Among the entries that follow, the required portion opens with the line containing "Recreate this image" and closes with the line containing "plt.rcParams['font.family'] = ['Noto". Give that portion again exactly, and nothing else.

__ENTRIES SHOWN__.

···

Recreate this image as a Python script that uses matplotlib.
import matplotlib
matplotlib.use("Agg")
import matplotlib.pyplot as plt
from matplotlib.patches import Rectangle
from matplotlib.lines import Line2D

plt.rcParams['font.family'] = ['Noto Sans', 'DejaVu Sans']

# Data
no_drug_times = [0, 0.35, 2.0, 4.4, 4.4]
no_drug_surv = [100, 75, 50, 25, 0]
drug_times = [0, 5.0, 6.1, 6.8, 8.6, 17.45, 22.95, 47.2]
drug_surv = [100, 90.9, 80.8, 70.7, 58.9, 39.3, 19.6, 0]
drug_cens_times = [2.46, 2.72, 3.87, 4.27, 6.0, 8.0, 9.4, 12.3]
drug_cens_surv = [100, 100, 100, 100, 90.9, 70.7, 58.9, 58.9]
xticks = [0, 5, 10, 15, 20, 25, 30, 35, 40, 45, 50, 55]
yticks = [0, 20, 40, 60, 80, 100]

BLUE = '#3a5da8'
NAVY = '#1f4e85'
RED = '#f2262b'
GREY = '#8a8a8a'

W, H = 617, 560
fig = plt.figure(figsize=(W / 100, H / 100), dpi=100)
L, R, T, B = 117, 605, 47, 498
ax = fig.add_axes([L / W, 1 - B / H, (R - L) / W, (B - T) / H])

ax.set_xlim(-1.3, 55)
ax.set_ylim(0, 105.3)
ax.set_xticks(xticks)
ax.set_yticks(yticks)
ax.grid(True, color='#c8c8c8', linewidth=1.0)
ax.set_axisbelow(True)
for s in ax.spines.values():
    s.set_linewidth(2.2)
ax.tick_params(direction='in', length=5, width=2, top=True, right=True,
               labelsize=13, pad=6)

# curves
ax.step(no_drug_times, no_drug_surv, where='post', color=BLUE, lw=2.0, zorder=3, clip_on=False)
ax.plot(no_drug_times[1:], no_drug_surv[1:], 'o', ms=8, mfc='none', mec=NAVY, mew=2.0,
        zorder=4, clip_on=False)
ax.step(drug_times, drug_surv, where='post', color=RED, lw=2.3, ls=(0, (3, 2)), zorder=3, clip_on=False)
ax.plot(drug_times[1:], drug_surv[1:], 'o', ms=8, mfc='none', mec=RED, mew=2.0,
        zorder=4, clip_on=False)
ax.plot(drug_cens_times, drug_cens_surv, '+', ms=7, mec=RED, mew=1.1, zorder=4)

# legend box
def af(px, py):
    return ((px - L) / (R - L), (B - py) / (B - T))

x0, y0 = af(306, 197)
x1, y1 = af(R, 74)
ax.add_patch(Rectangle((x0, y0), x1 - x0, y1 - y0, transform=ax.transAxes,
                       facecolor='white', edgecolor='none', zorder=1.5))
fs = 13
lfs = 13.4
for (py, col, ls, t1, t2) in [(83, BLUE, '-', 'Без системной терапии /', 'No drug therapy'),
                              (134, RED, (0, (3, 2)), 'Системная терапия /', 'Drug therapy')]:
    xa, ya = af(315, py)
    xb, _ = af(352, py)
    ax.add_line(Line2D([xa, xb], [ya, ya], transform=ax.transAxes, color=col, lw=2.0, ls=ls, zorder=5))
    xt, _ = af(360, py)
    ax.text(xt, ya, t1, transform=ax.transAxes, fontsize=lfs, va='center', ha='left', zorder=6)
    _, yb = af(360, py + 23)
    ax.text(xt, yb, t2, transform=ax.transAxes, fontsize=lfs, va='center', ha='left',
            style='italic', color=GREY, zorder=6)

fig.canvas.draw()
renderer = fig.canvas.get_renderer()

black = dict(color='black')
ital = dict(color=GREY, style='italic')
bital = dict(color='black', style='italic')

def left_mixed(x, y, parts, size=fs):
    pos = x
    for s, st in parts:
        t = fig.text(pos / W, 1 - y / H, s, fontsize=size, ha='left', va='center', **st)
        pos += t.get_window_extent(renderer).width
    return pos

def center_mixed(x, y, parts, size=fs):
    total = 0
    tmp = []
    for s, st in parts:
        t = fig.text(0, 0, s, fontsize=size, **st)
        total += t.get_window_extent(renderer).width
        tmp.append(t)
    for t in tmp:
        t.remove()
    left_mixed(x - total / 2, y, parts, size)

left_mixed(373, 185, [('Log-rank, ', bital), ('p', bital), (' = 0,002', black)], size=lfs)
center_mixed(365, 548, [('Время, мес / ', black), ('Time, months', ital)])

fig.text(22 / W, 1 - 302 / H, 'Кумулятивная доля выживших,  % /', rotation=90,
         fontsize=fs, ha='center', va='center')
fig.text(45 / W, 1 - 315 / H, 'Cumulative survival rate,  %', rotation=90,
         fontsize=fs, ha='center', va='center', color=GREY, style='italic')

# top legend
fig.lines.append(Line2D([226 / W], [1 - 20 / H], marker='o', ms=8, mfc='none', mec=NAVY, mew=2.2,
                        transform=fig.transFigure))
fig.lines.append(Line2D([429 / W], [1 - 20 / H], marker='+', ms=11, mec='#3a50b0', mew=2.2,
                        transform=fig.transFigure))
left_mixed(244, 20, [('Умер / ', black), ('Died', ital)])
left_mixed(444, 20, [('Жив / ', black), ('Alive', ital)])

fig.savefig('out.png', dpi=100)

···

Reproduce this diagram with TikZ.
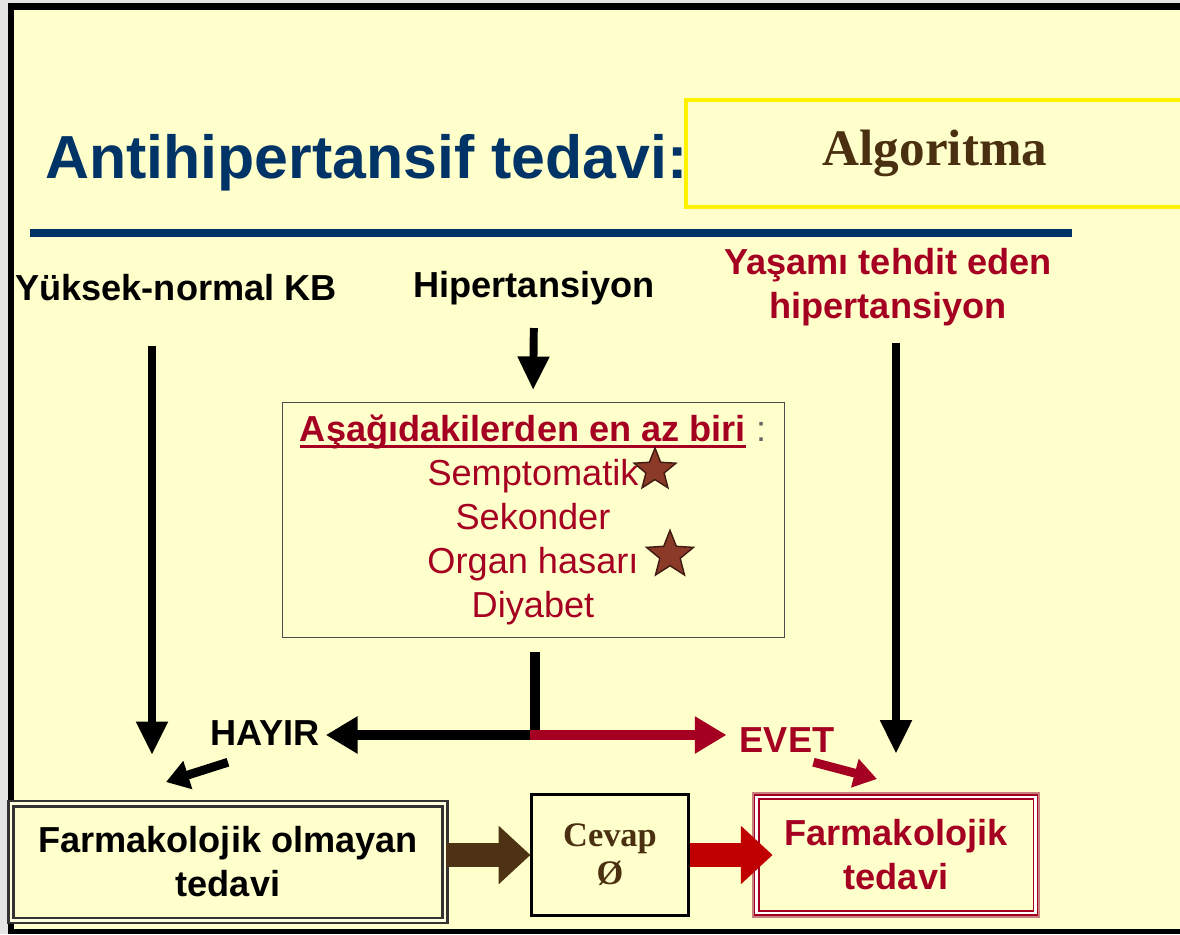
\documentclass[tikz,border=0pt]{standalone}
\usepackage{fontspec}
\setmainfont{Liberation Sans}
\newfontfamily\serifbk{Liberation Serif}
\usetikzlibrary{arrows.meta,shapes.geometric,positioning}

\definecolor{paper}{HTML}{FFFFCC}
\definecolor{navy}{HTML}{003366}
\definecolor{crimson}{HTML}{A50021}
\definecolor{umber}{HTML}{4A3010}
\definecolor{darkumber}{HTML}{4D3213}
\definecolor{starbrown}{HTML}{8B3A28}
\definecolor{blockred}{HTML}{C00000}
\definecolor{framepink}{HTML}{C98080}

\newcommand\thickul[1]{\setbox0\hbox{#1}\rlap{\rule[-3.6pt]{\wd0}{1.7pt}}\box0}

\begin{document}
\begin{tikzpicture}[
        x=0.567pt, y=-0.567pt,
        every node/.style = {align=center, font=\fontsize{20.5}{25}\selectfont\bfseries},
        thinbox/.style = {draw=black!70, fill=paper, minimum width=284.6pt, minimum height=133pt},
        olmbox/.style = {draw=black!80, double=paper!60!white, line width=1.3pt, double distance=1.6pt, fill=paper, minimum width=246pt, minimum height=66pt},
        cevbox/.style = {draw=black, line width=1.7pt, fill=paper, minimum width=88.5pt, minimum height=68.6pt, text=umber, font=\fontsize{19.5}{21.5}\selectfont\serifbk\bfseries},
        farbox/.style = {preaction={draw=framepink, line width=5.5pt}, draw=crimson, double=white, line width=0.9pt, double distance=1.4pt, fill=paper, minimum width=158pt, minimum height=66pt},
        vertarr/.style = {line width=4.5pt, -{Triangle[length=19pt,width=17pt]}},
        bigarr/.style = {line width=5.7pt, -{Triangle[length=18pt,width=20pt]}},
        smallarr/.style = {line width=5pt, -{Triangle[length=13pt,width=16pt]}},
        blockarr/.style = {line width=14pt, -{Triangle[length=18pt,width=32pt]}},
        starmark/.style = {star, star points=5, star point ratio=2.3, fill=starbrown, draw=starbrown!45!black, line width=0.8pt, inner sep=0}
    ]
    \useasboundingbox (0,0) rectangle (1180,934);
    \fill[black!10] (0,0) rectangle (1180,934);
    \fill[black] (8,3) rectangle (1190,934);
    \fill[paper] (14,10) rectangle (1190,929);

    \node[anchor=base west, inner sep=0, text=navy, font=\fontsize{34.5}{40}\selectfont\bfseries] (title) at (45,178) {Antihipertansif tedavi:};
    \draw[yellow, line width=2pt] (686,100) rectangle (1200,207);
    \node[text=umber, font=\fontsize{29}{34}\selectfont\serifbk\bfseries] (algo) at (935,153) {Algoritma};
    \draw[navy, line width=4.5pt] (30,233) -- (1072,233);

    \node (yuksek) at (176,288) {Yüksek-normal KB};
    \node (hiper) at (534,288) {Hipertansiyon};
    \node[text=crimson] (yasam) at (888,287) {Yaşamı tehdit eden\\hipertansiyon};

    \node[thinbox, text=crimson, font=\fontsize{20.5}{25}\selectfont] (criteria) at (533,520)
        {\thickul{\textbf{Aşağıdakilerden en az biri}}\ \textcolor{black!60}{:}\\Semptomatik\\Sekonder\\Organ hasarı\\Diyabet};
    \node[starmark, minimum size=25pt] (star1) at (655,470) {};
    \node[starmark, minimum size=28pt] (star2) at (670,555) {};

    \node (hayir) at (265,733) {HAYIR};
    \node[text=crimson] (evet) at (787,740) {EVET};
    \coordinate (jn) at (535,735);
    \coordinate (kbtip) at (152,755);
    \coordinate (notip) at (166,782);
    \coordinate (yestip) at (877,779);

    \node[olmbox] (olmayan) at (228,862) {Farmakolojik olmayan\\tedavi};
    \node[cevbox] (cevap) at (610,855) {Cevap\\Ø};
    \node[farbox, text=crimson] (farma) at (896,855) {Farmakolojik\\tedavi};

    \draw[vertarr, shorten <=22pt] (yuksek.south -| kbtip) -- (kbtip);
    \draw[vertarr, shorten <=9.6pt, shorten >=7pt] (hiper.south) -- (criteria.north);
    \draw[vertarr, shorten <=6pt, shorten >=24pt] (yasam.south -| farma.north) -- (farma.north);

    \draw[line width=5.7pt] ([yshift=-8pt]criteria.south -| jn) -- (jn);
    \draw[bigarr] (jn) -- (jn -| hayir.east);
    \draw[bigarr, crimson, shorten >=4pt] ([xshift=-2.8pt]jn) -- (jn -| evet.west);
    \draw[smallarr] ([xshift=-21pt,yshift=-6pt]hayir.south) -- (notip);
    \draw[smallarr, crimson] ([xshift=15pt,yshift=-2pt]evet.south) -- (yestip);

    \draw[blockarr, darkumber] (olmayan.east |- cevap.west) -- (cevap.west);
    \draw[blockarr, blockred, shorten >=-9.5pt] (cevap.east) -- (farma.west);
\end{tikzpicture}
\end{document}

···

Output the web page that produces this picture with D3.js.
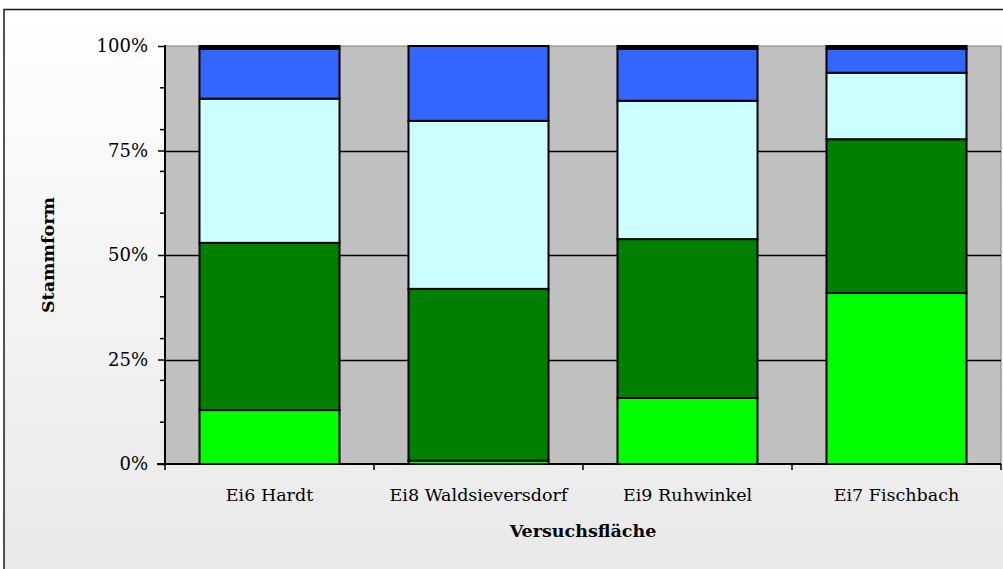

···

__RESPONSE FOR THIS EXERCISE__.
Recreate this image as a Python script that uses matplotlib.
import matplotlib
matplotlib.use("Agg")
import matplotlib.pyplot as plt
from matplotlib.patches import Rectangle
from matplotlib.lines import Line2D

plt.rcParams['font.family'] = ['Noto Sans', 'DejaVu Sans']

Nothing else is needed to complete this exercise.